Rab ne bana dee jodi, on the other hand, was quite charming. I simply loved Shahrukh go, ‘Punjab power, lighting up your life jee.” It was so cool to see him uncool.

Maine kisi ladies se pyar nahin kiya.” Awesome.

And I’m completely willing to accept that she didn’t recognise her own hubby after the makeover. Don’t we fail to recognise our own colleagues after a make-over at times? And it’s not like she spent her days gazing at the hubby. She was so distraught na.

And it’s possible that she changed her mind in the temple scene. Haven’t we seen that beer commercial ‘A moment of clarity’? Maybe it just hit her ki this guy truly loves her and she started loving him back. It’s perfectly alright. And I loved the credits at the end. The photo album was a brilliant idea. And some very good dialogue-writing. Thumbs up.


Mad Maks said...

Hey Mads,
I don't quite agree with you in the music department. However, the rest of your comments are agreeable except for your comparision between Rab ne... and Ghajini. The first was bubble-gum fare aimed at emotions at least. But Ghajini had only insanity even in the script. You tell me which man with a 15 min attention span can read everything fluently. Absurd to say the least! All neurologists must be laughing their guts out at this mad fare!
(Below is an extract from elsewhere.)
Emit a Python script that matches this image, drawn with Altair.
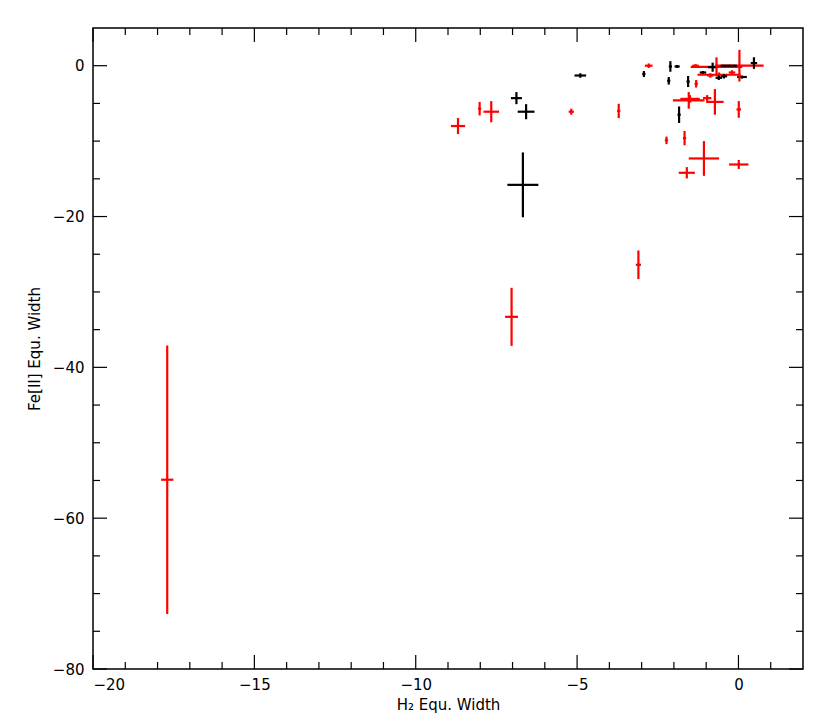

Rajtilak Bhattacharjee said...

@Mad Maks : Other than Guzarish, there was not a single song in the movie which I could hum to. The songs were not only tuneless, they didn't have good lyrics either.

@Mads : I agree with you completely. I was trying to visualize Azeem Premji with his sleeves tucked up his biceps! And what was the need of those 8-packs, wasn't watching an aging AK enough torture? And the only spoiler in Rab Ne was the over acting of Raj, otherwise Surinder was fabulous and hilarious to watch. And Anushka, if nothing else, is a much prettier face than either the 2 damsels in distress of Ghajini.

Nice blog you have Mads, keep writing. Hope to see you someday on my blog too. Till then take care and keep writing :)

Anonymous said...

Why do you see a movie???????
Ofcourse entertainment...

If you are really interested in watching a movie which should be the exact mimic of the real world scenarios just go and watch any art movies :)

And finally if the movie is a hit then people did like that movie and your taste does not match with those who liked it.
Statements like this " Find the maker of Ghajini. Kill him. " does not look good on your blog

Raindrop said...

i had only one comment-

if he was the owner/CEO of such a huge telecom company....why couldn't he just just alarms/notifications/to do stff on his cell phone.....instead of writing it all over the place????